4. Sebagian ulama ( seperti Izuddin bin Abdus Salam dan Qorofi ) telah membagi bid’ah menjadi lima ( bid’ah wajib, sunah, makruh, haram dan mubah). Pembagian ini kurang tepat, paling tidak, ditinjau dari dua alasan :

Pembagian bid’ah semacam ini belum pernah dilakukan oleh ulama sebelumnya. Selain itu terlihat kontradiksi menyolok di dalam pembagian tersebut secara .

Kelima istilah tersebut sudah dibahas secara panjang lebar di dalam ilmu ushul fiqh, dan istilah-istilah tersebut tidak sesuai dengan defenisi bid’ah itu sendiri.

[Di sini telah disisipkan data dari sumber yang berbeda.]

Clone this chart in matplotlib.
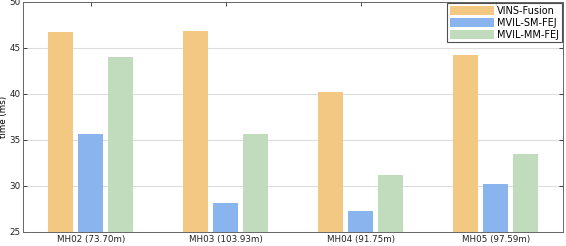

5. Perbedaan antar Ahlu Suffah dengan tasawuf ( bid’ah sufiyah ) :

Ahlu Suffah adalah para muhajirin yang diusir dari kampung halamannya, yaitu Mekkah, karena tidak mampu kerja dan tidak mendapatkan tempat tinggal, Rosulullah saw mengijinkan mereka untuk tinggal di serambi masjid Nabawi. Adapun orang-orang sufi, mereka tinggal di pojok-pojok masjid secara sengaja dan sadar, karena mereka berkeyakinan bahwa bentuk peribadtan seperti itu adalah ajaran Islam yang mulia, padahal latar belakang dari dua kasus tersebut sangatlah berbeda.

Bid’ah Idhofiyah :

Bid’ah Idhofiyah —–> suatu bentuk peribadatan baru, yang mempunyai dua sisi ; sisi yangberlandasakan dalil syar’I, dan sisi yang tidak ada landasannya dari syareat.

Bisa juga diartikan —> suatu peribadatan yang mempunyai landasan syar’I secara umum,akan tetapi tata cara pelaksanaannya dibuat sendiri dengan menyakini bahwa tata cara tersebut berasal dari syare’at. Diantara contoh bid’ah idhofiyah adalah :

Puasa Ngebleng ( puasa terus menerus tanpa berbuka )

Sholat malam tanpa istirahat dan tidur.